Ask Slashdot: Value of Website Design Tools vs. Hand Coding? 342
An anonymous reader writes "I am pretty computer literate, and have a son who is extremely computer savvy. He taught himself C#, Javascript, built his own desktop with his Christmas and birthday money two years ago and is an avid reader of stackoverflow, reddit and many forums. He recently was asked to design a website for an architect, and likes to code by hand using Notepad++ and the Chrome developer tools. He uses CSS and Javascript libraries, but is convinced that all visual editors (Dreamweaver, Expression Web and so on) are only for extreme beginners and create non responsive, non compliant sites. I argue with him that while handcoding abilities are essential and great there is a value in knowing and using WYSIWYG editors. We agreed that having slashdot weigh in would be useful — comments appreciated on either the approach or good tools he can and should use."
Clean Up (Score:5, Interesting)
My experience with WYSIWYG editors mostly consists of having to come back after and maintain the site. It has invariably been a mess. Half of my effort is spent organizing the code before I can work with it. I'm sure a graphical editor can be written to create clean code, but I've yet to see one. Then again, many developers create the same kind of problems when coding by hand...

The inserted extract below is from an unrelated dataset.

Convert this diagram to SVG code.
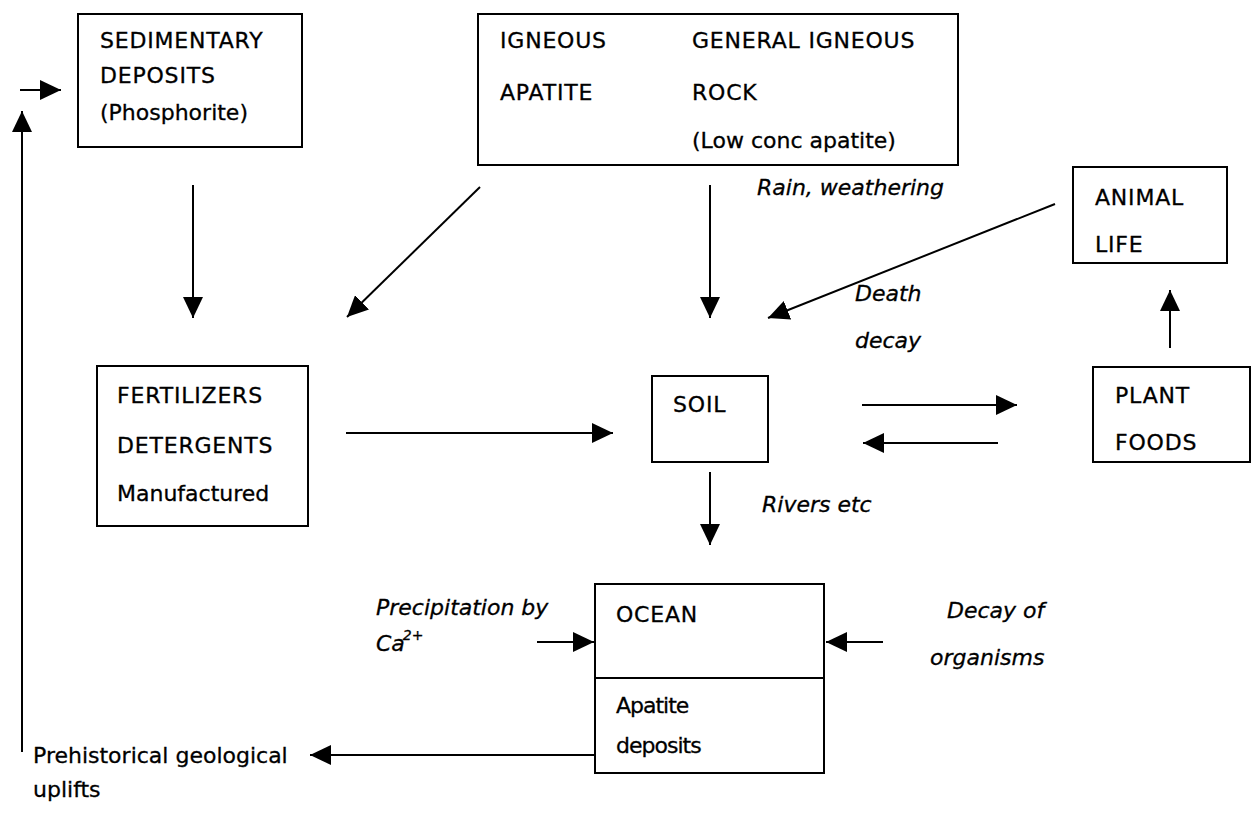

Re:Are there any (properly) working WYSIWTF editor (Score:5, Interesting)
It's been a while since I've used a WYSIWYG editor, I had to go back through and clean out a lot of unnecessary garbage from the HTML and make a few modifications. For some complex designs, it worked better than doing it all in a text editor but those were more the exception than the rule.
Re:SEO.....duh (Score:5, Interesting)
Today, if you're doing it right, hand-coding it should take less than than loading the editor. HTML should merely serve do indicate the structure of the page. Everything else should be done by CSS, and then it's best to use a browser tool like Firebug instead of an HTML editor.
Asking on Slashdot... (Score:5, Interesting)
If you ask on /. the battle for editors is already lost. After all most people here use Linux and are fans of the command line so it is obvious that they will be anti-WYSIWYG tools.
I personally believe visual editors are really helpful and an IDE (as opposed to Notepad++) is a must.